• _Work to do_
Set down each line of the data below exactly as it stands, dropping the pictures.

• _Data provided_
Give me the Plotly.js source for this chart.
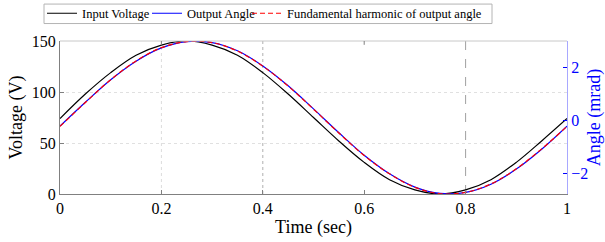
<!DOCTYPE html>
<html>
<head>
<meta charset="utf-8">
<script src="https://cdn.plot.ly/plotly-3.0.1.min.js"></script>
<style>html,body{margin:0;padding:0;background:#fff;}#chart{width:605px;height:242px;}</style>
</head>
<body>
<div id="chart"></div>
<script>
const time = [0,0.05,0.1,0.15,0.2,0.25,0.3,0.35,0.4,0.45,0.5,0.55,0.6,0.65,0.7,0.75,0.8,0.85,0.9,0.95,1.0];
const inputVoltage = [74,98,119,136,146,150,146,136,119,98,75,52,31,14,4,0,4,14,31,52,74];
const outputAngle = [-0.20,0.70,1.55,2.25,2.75,2.99,2.95,2.64,2.07,1.32,0.45,-0.45,-1.30,-2.00,-2.50,-2.74,-2.70,-2.39,-1.82,-1.07,-0.20];
const fundamentalAngle = [-0.21,0.69,1.55,2.26,2.76,2.99,2.95,2.63,2.06,1.31,0.44,-0.46,-1.31,-2.00,-2.51,-2.75,-2.70,-2.38,-1.81,-1.06,-0.21];
const xTicks = [0,0.2,0.4,0.6,0.8,1];
const xTickText = ['0','0.2','0.4','0.6','0.8','1'];
const yTicks = [0,50,100,150];
const y2Ticks = [-2,0,2];

const serif = 'Liberation Serif';
const legFont = {family: serif, size: 12.5, color: '#000'};
function leg(xpx) {
  return {orientation: 'h', x: (xpx - 60) / 507, xanchor: 'left', y: 1.179, yanchor: 'middle',
    bgcolor: 'rgba(0,0,0,0)', borderwidth: 0, font: legFont, itemwidth: 30};
}
const traces = [
  {x: time, y: inputVoltage, name: 'Input Voltage', type: 'scatter', mode: 'lines',
   line: {color: '#000000', width: 1.2, shape: 'spline'}, yaxis: 'y', legend: 'legend'},
  {x: time, y: outputAngle, name: 'Output Angle', type: 'scatter', mode: 'lines',
   line: {color: '#0000ff', width: 1.2, shape: 'spline'}, yaxis: 'y2', legend: 'legend2'},
  {x: time, y: fundamentalAngle, name: 'Fundamental harmonic of output angle', type: 'scatter', mode: 'lines',
   line: {color: '#ff0000', width: 1.2, dash: '5px,3px', shape: 'spline'}, yaxis: 'y2', legend: 'legend3'}
];
const layout = {
  width: 605, height: 242,
  margin: {l: 60, r: 38, t: 41, b: 48, autoexpand: false},
  paper_bgcolor: '#ffffff', plot_bgcolor: '#ffffff',
  font: {family: serif, size: 16, color: '#000'},
  showlegend: true,
  legend: leg(42),
  legend2: leg(147),
  legend3: leg(247),
  xaxis: {range: [0, 1], tickvals: xTicks, ticktext: xTickText, ticks: 'inside', ticklen: 4,
    tickcolor: '#808080', showline: true, linecolor: '#808080', linewidth: 1, mirror: false,
    showgrid: false, zeroline: false, tickfont: {family: serif, size: 16},
    title: {text: 'Time (sec)', font: {family: serif, size: 18}, standoff: 4}},
  yaxis: {range: [0, 150], tickvals: yTicks, ticks: 'inside', ticklen: 4, tickcolor: '#808080',
    showline: true, linecolor: '#808080', linewidth: 1, showgrid: true, gridcolor: '#e0e0e0',
    griddash: 'dot', zeroline: false, tickfont: {family: serif, size: 16},
    title: {text: 'Voltage (V)', font: {family: serif, size: 18}, standoff: 4}},
  yaxis2: {range: [-2.76, 3.01], tickvals: y2Ticks, overlaying: 'y', side: 'right', ticks: 'inside',
    ticklen: 4, tickcolor: '#0000ff', showline: true, linecolor: '#a8a8ff', linewidth: 1,
    showgrid: false, zeroline: false, tickfont: {family: serif, size: 16, color: '#0000ff'},
    title: {text: 'Angle (mrad)', font: {family: serif, size: 18, color: '#0000ff'}, standoff: 4}},
  shapes: [
    {type: 'rect', xref: 'paper', yref: 'paper', x0: (44 - 60) / 507, x1: (492 - 60) / 507,
     y0: (194.3 - 23.5) / 153.3, y1: (194.3 - 4) / 153.3, line: {color: '#b4b4b4', width: 1}, fillcolor: '#ffffff'},
    {type: 'line', xref: 'paper', yref: 'paper', x0: 0, x1: 1, y0: 1, y1: 1, line: {color: '#c8c8c8', width: 1}},
    {type: 'line', xref: 'x', yref: 'paper', x0: 0.2, x1: 0.2, y0: 0, y1: 1, line: {color: '#dcdcdc', width: 1, dash: 'dot'}, layer: 'below'},
    {type: 'line', xref: 'x', yref: 'paper', x0: 0.4, x1: 0.4, y0: 0, y1: 1, line: {color: '#b0b0b0', width: 1, dash: 'dot'}, layer: 'below'},
    {type: 'line', xref: 'x', yref: 'paper', x0: 0.8, x1: 0.8, y0: 0, y1: 1, line: {color: '#a0a0a0', width: 1, dash: 'dash'}, layer: 'below'},
    {type: 'line', xref: 'x', yref: 'paper', x0: 0.2, x1: 0.2, y0: 1, y1: 0.975, line: {color: '#808080', width: 1}},
    {type: 'line', xref: 'x', yref: 'paper', x0: 0.6, x1: 0.6, y0: 1, y1: 0.975, line: {color: '#808080', width: 1}}
  ]
};
Plotly.newPlot('chart', traces, layout, {displayModeBar: false, staticPlot: true});
</script>
</body>
</html>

• _Task answer_
Give me the Plotly.js source for this chart.
<!DOCTYPE html>
<html>
<head>
<meta charset="utf-8">
<script src="https://cdn.plot.ly/plotly-3.0.1.min.js"></script>
<style>html,body{margin:0;padding:0;background:#fff;}#chart{width:605px;height:242px;}</style>
</head>
<body>
<div id="chart"></div>
<script>
const time = [0,0.05,0.1,0.15,0.2,0.25,0.3,0.35,0.4,0.45,0.5,0.55,0.6,0.65,0.7,0.75,0.8,0.85,0.9,0.95,1.0];
const inputVoltage = [74,98,119,136,146,150,146,136,119,98,75,52,31,14,4,0,4,14,31,52,74];
const outputAngle = [-0.20,0.70,1.55,2.25,2.75,2.99,2.95,2.64,2.07,1.32,0.45,-0.45,-1.30,-2.00,-2.50,-2.74,-2.70,-2.39,-1.82,-1.07,-0.20];
const fundamentalAngle = [-0.21,0.69,1.55,2.26,2.76,2.99,2.95,2.63,2.06,1.31,0.44,-0.46,-1.31,-2.00,-2.51,-2.75,-2.70,-2.38,-1.81,-1.06,-0.21];
const xTicks = [0,0.2,0.4,0.6,0.8,1];
const xTickText = ['0','0.2','0.4','0.6','0.8','1'];
const yTicks = [0,50,100,150];
const y2Ticks = [-2,0,2];

const serif = 'Liberation Serif';
const legFont = {family: serif, size: 12.5, color: '#000'};
function leg(xpx) {
  return {orientation: 'h', x: (xpx - 60) / 507, xanchor: 'left', y: 1.179, yanchor: 'middle',
    bgcolor: 'rgba(0,0,0,0)', borderwidth: 0, font: legFont, itemwidth: 30};
}
const traces = [
  {x: time, y: inputVoltage, name: 'Input Voltage', type: 'scatter', mode: 'lines',
   line: {color: '#000000', width: 1.2, shape: 'spline'}, yaxis: 'y', legend: 'legend'},
  {x: time, y: outputAngle, name: 'Output Angle', type: 'scatter', mode: 'lines',
   line: {color: '#0000ff', width: 1.2, shape: 'spline'}, yaxis: 'y2', legend: 'legend2'},
  {x: time, y: fundamentalAngle, name: 'Fundamental harmonic of output angle', type: 'scatter', mode: 'lines',
   line: {color: '#ff0000', width: 1.2, dash: '5px,3px', shape: 'spline'}, yaxis: 'y2', legend: 'legend3'}
];
const layout = {
  width: 605, height: 242,
  margin: {l: 60, r: 38, t: 41, b: 48, autoexpand: false},
  paper_bgcolor: '#ffffff', plot_bgcolor: '#ffffff',
  font: {family: serif, size: 16, color: '#000'},
  showlegend: true,
  legend: leg(42),
  legend2: leg(147),
  legend3: leg(247),
  xaxis: {range: [0, 1], tickvals: xTicks, ticktext: xTickText, ticks: 'inside', ticklen: 4,
    tickcolor: '#808080', showline: true, linecolor: '#808080', linewidth: 1, mirror: false,
    showgrid: false, zeroline: false, tickfont: {family: serif, size: 16},
    title: {text: 'Time (sec)', font: {family: serif, size: 18}, standoff: 4}},
  yaxis: {range: [0, 150], tickvals: yTicks, ticks: 'inside', ticklen: 4, tickcolor: '#808080',
    showline: true, linecolor: '#808080', linewidth: 1, showgrid: true, gridcolor: '#e0e0e0',
    griddash: 'dot', zeroline: false, tickfont: {family: serif, size: 16},
    title: {text: 'Voltage (V)', font: {family: serif, size: 18}, standoff: 4}},
  yaxis2: {range: [-2.76, 3.01], tickvals: y2Ticks, overlaying: 'y', side: 'right', ticks: 'inside',
    ticklen: 4, tickcolor: '#0000ff', showline: true, linecolor: '#a8a8ff', linewidth: 1,
    showgrid: false, zeroline: false, tickfont: {family: serif, size: 16, color: '#0000ff'},
    title: {text: 'Angle (mrad)', font: {family: serif, size: 18, color: '#0000ff'}, standoff: 4}},
  shapes: [
    {type: 'rect', xref: 'paper', yref: 'paper', x0: (44 - 60) / 507, x1: (492 - 60) / 507,
     y0: (194.3 - 23.5) / 153.3, y1: (194.3 - 4) / 153.3, line: {color: '#b4b4b4', width: 1}, fillcolor: '#ffffff'},
    {type: 'line', xref: 'paper', yref: 'paper', x0: 0, x1: 1, y0: 1, y1: 1, line: {color: '#c8c8c8', width: 1}},
    {type: 'line', xref: 'x', yref: 'paper', x0: 0.2, x1: 0.2, y0: 0, y1: 1, line: {color: '#dcdcdc', width: 1, dash: 'dot'}, layer: 'below'},
    {type: 'line', xref: 'x', yref: 'paper', x0: 0.4, x1: 0.4, y0: 0, y1: 1, line: {color: '#b0b0b0', width: 1, dash: 'dot'}, layer: 'below'},
    {type: 'line', xref: 'x', yref: 'paper', x0: 0.8, x1: 0.8, y0: 0, y1: 1, line: {color: '#a0a0a0', width: 1, dash: 'dash'}, layer: 'below'},
    {type: 'line', xref: 'x', yref: 'paper', x0: 0.2, x1: 0.2, y0: 1, y1: 0.975, line: {color: '#808080', width: 1}},
    {type: 'line', xref: 'x', yref: 'paper', x0: 0.6, x1: 0.6, y0: 1, y1: 0.975, line: {color: '#808080', width: 1}}
  ]
};
Plotly.newPlot('chart', traces, layout, {displayModeBar: false, staticPlot: true});
</script>
</body>
</html>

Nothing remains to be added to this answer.